No segundo momento da discussão sobre o divórcio em Marcos, Jesus está em casa com os discípulos, que, decerto ainda zonzos depois da bomba que ouviram, o interrogam de novo sobre o assunto. Aos discípulos, Jesus diz o seguinte: «quem se divorciar da sua mulher e casar com outra, comete adultério em relação a ela; e se ela, tendo-se divorciado do marido, casar com outro, comete adultério» (Marcos 10:11-12).

O enfoque das palavras de Jesus é diferente na declaração pública e na declaração privada. Na primeira, ele condena somente o divórcio, deixando implícito o seu entendimento de que o divórcio constitui uma crueldade do marido em relação à mulher; na segunda, o enfoque da condenação de Jesus está no re-casamento, descrevendo-o como adultério.

Das duas declarações – a pública e a privada – a que tem mais probabilidade histórica de ter sido dita pelo Jesus real é a pública.

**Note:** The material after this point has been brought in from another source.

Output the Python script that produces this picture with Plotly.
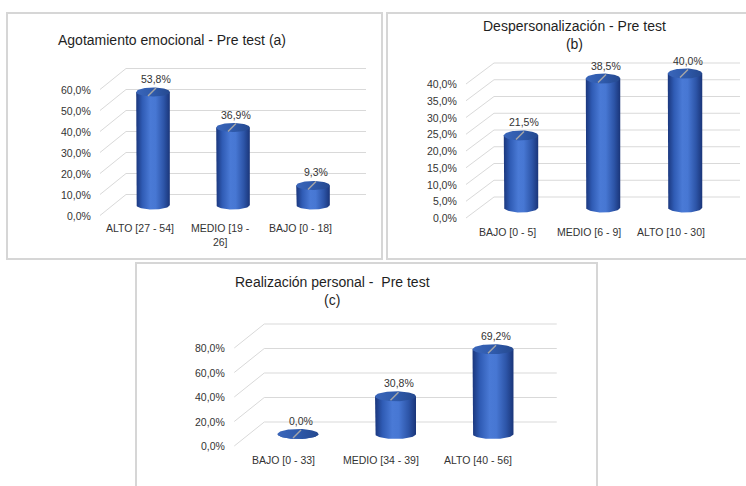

A declaração privada, tal como a lemos em Marcos, o evangelho mais antigo, contém palavras que Jesus não pode ter dito. A dúvida levanta-se sobretudo em relação à noção impensável na sociedade em que Jesus vivia de que uma mulher se pudesse divorciar do seu marido. Isso era permitido às mulheres em Roma, mas não à mulheres da sociedade judaica de Jesus. Não podem ser palavras ditas por Jesus: por conseguinte, mesmo no mais antigo dos evangelhos, estamos a ler palavras postas na boca dele que ele não disse. São palavras que eram necessárias a cristãos posteriores em Roma e noutros locais do império, mas não podem ser palavras ditas por Jesus.

Por outro lado, as palavras ditas em privado aos discípulos sobre o divórcio no Evangelho de Marcos têm pequenas e grandes oscilações nos muitos manuscritos que nos transmitem este evangelho. Nos manuscritos do século IV (Codex Sinaiticus, Codex Vaticanus e outros), as palavras de Jesus são as que apresentei acima: «quem se divorciar da sua mulher e casar com outra, comete adultério em relação a ela; e se ela, tendo-se divorciado do marido, casar com outro, comete adultério» (Marcos 10:11-12).

No entanto, existe um manuscrito do século V que nos dá a ler as palavras sob esta forma: «se uma mulher se divorciar do marido dela e casar com outro, comete adultério; e se um homem se divorciar da mulher, comete adultério».

As palavras de Jesus, tal como nos são transmitidas por este manuscrito do século V, destacam em primeiro lugar a mulher que se divorcia do marido e casa com outro (e põem o homem em segundo lugar, ao contrário dos manuscritos do século IV). Além do mais, as palavras registadas nesse manuscrito dizem-nos esta coisa extraordinária: o homem, pelo mero facto de se divorciar da mulher, já é por esse motivo um adúltero. Sinceramente, não me parece que era isso que o Jesus histórico quis dizer.

Resumindo: as palavras ditas por Jesus aos fariseus («o que Deus uniu não separe o ser humano») têm a marca do tipo de declaração bombástica e provocatória, marca essa que é o timbre de asserções de Jesus que poderão eventualmente ser autênticas. A razão da condenação do divórcio prende-se com a preocupação de Jesus em proteger o elo mais fraco no casamento tal como era entendido até ao século XX: a mulher. Quanto às palavras ditas por Jesus aos discípulos em Marcos 10:11-12, estão feridas de diferentes graus de improbabilidade. Além da oscilação textual nos manuscritos, não é plausível que Marcos 10:12 corresponda a algo que Jesus realmente tenha dito; são palavras que lhe foram postas na boca por Marcos.

Na imagem do evangelista Marcos que veem na fotografia (tirada pelo meu marido André na Basílica de São Pedro), vemos o evangelista segurando uma pena que, segundo se diz, mede mais de 2 metros! É uma pena bem alta – talvez necessária a quem, em várias passagens do seu texto, escreveu aquilo a que se pode chamar em inglês «a tall story».